- Challenge -
The entries below are to be repeated exactly as they stand.

- Records shown -
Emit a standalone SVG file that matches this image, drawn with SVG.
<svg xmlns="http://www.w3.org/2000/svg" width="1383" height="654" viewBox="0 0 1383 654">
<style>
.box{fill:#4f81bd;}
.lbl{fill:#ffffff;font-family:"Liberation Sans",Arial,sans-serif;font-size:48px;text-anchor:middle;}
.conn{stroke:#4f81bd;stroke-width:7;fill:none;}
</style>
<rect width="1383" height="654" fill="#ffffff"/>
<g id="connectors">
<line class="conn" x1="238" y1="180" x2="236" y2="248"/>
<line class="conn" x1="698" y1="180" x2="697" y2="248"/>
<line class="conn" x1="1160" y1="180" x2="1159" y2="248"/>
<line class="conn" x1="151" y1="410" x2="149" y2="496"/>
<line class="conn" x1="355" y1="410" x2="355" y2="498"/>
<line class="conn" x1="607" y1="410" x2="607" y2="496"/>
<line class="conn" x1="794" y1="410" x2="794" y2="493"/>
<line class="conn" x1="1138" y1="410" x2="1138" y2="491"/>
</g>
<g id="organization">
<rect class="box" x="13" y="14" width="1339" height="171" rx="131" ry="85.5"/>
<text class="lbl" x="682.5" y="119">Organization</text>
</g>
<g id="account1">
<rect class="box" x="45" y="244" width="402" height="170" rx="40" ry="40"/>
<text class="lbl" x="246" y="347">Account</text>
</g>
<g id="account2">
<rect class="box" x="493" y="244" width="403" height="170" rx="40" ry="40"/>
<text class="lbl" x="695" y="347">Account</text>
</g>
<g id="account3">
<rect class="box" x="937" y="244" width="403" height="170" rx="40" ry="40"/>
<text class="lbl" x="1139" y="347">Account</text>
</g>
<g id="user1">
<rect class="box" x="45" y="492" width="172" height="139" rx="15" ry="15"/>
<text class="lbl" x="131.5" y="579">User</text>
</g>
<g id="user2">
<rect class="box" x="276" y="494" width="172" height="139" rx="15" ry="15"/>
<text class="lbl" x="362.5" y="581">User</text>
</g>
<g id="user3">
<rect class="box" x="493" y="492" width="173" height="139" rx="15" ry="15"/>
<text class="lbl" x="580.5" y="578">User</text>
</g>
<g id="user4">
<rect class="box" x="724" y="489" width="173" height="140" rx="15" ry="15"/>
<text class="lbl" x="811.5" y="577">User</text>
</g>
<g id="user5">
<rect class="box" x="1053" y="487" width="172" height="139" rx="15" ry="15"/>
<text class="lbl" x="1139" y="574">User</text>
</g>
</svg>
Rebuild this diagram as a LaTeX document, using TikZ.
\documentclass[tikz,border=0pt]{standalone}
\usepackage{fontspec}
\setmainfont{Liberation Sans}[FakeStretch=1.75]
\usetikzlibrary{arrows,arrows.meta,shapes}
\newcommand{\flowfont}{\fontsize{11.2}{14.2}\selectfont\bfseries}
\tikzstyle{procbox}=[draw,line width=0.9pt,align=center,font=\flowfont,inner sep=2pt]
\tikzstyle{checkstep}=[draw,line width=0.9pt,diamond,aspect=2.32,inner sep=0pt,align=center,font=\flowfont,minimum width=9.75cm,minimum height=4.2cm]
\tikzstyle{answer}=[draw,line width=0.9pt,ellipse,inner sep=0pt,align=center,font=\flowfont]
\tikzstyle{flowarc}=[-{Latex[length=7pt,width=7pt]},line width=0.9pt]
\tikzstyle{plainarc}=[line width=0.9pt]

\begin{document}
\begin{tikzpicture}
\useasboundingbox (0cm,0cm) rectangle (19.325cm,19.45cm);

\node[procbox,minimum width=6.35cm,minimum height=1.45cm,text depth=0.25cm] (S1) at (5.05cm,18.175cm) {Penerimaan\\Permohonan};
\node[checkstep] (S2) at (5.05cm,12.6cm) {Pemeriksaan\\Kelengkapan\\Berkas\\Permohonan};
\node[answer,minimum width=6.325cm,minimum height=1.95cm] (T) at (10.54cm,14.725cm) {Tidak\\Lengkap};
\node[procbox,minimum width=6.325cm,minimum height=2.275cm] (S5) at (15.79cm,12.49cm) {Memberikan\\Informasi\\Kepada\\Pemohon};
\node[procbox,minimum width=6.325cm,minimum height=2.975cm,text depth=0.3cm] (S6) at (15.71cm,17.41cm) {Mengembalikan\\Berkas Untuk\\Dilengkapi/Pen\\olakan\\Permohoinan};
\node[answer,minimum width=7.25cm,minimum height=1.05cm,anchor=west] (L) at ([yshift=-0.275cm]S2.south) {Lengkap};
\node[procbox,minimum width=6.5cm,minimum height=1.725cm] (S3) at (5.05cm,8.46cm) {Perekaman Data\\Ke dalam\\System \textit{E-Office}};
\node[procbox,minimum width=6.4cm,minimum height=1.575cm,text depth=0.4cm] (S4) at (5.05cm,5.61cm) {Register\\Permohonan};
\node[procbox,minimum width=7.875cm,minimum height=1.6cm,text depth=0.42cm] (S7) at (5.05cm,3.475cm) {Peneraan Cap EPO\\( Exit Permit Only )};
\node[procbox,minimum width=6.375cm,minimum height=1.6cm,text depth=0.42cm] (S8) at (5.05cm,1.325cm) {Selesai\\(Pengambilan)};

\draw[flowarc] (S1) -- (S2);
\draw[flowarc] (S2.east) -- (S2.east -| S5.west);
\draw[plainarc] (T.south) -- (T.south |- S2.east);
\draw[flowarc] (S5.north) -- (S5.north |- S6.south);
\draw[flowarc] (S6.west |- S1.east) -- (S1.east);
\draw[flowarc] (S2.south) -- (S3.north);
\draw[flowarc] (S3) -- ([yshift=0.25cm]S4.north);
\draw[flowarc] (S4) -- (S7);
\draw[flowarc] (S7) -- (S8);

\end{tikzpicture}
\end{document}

- Response below -
Emit a standalone SVG file that matches this image, drawn with SVG.
<svg xmlns="http://www.w3.org/2000/svg" width="1383" height="654" viewBox="0 0 1383 654">
<style>
.box{fill:#4f81bd;}
.lbl{fill:#ffffff;font-family:"Liberation Sans",Arial,sans-serif;font-size:48px;text-anchor:middle;}
.conn{stroke:#4f81bd;stroke-width:7;fill:none;}
</style>
<rect width="1383" height="654" fill="#ffffff"/>
<g id="connectors">
<line class="conn" x1="238" y1="180" x2="236" y2="248"/>
<line class="conn" x1="698" y1="180" x2="697" y2="248"/>
<line class="conn" x1="1160" y1="180" x2="1159" y2="248"/>
<line class="conn" x1="151" y1="410" x2="149" y2="496"/>
<line class="conn" x1="355" y1="410" x2="355" y2="498"/>
<line class="conn" x1="607" y1="410" x2="607" y2="496"/>
<line class="conn" x1="794" y1="410" x2="794" y2="493"/>
<line class="conn" x1="1138" y1="410" x2="1138" y2="491"/>
</g>
<g id="organization">
<rect class="box" x="13" y="14" width="1339" height="171" rx="131" ry="85.5"/>
<text class="lbl" x="682.5" y="119">Organization</text>
</g>
<g id="account1">
<rect class="box" x="45" y="244" width="402" height="170" rx="40" ry="40"/>
<text class="lbl" x="246" y="347">Account</text>
</g>
<g id="account2">
<rect class="box" x="493" y="244" width="403" height="170" rx="40" ry="40"/>
<text class="lbl" x="695" y="347">Account</text>
</g>
<g id="account3">
<rect class="box" x="937" y="244" width="403" height="170" rx="40" ry="40"/>
<text class="lbl" x="1139" y="347">Account</text>
</g>
<g id="user1">
<rect class="box" x="45" y="492" width="172" height="139" rx="15" ry="15"/>
<text class="lbl" x="131.5" y="579">User</text>
</g>
<g id="user2">
<rect class="box" x="276" y="494" width="172" height="139" rx="15" ry="15"/>
<text class="lbl" x="362.5" y="581">User</text>
</g>
<g id="user3">
<rect class="box" x="493" y="492" width="173" height="139" rx="15" ry="15"/>
<text class="lbl" x="580.5" y="578">User</text>
</g>
<g id="user4">
<rect class="box" x="724" y="489" width="173" height="140" rx="15" ry="15"/>
<text class="lbl" x="811.5" y="577">User</text>
</g>
<g id="user5">
<rect class="box" x="1053" y="487" width="172" height="139" rx="15" ry="15"/>
<text class="lbl" x="1139" y="574">User</text>
</g>
</svg>
Rebuild this diagram as a LaTeX document, using TikZ.
\documentclass[tikz,border=0pt]{standalone}
\usepackage{fontspec}
\setmainfont{Liberation Sans}[FakeStretch=1.75]
\usetikzlibrary{arrows,arrows.meta,shapes}
\newcommand{\flowfont}{\fontsize{11.2}{14.2}\selectfont\bfseries}
\tikzstyle{procbox}=[draw,line width=0.9pt,align=center,font=\flowfont,inner sep=2pt]
\tikzstyle{checkstep}=[draw,line width=0.9pt,diamond,aspect=2.32,inner sep=0pt,align=center,font=\flowfont,minimum width=9.75cm,minimum height=4.2cm]
\tikzstyle{answer}=[draw,line width=0.9pt,ellipse,inner sep=0pt,align=center,font=\flowfont]
\tikzstyle{flowarc}=[-{Latex[length=7pt,width=7pt]},line width=0.9pt]
\tikzstyle{plainarc}=[line width=0.9pt]

\begin{document}
\begin{tikzpicture}
\useasboundingbox (0cm,0cm) rectangle (19.325cm,19.45cm);

\node[procbox,minimum width=6.35cm,minimum height=1.45cm,text depth=0.25cm] (S1) at (5.05cm,18.175cm) {Penerimaan\\Permohonan};
\node[checkstep] (S2) at (5.05cm,12.6cm) {Pemeriksaan\\Kelengkapan\\Berkas\\Permohonan};
\node[answer,minimum width=6.325cm,minimum height=1.95cm] (T) at (10.54cm,14.725cm) {Tidak\\Lengkap};
\node[procbox,minimum width=6.325cm,minimum height=2.275cm] (S5) at (15.79cm,12.49cm) {Memberikan\\Informasi\\Kepada\\Pemohon};
\node[procbox,minimum width=6.325cm,minimum height=2.975cm,text depth=0.3cm] (S6) at (15.71cm,17.41cm) {Mengembalikan\\Berkas Untuk\\Dilengkapi/Pen\\olakan\\Permohoinan};
\node[answer,minimum width=7.25cm,minimum height=1.05cm,anchor=west] (L) at ([yshift=-0.275cm]S2.south) {Lengkap};
\node[procbox,minimum width=6.5cm,minimum height=1.725cm] (S3) at (5.05cm,8.46cm) {Perekaman Data\\Ke dalam\\System \textit{E-Office}};
\node[procbox,minimum width=6.4cm,minimum height=1.575cm,text depth=0.4cm] (S4) at (5.05cm,5.61cm) {Register\\Permohonan};
\node[procbox,minimum width=7.875cm,minimum height=1.6cm,text depth=0.42cm] (S7) at (5.05cm,3.475cm) {Peneraan Cap EPO\\( Exit Permit Only )};
\node[procbox,minimum width=6.375cm,minimum height=1.6cm,text depth=0.42cm] (S8) at (5.05cm,1.325cm) {Selesai\\(Pengambilan)};

\draw[flowarc] (S1) -- (S2);
\draw[flowarc] (S2.east) -- (S2.east -| S5.west);
\draw[plainarc] (T.south) -- (T.south |- S2.east);
\draw[flowarc] (S5.north) -- (S5.north |- S6.south);
\draw[flowarc] (S6.west |- S1.east) -- (S1.east);
\draw[flowarc] (S2.south) -- (S3.north);
\draw[flowarc] (S3) -- ([yshift=0.25cm]S4.north);
\draw[flowarc] (S4) -- (S7);
\draw[flowarc] (S7) -- (S8);

\end{tikzpicture}
\end{document}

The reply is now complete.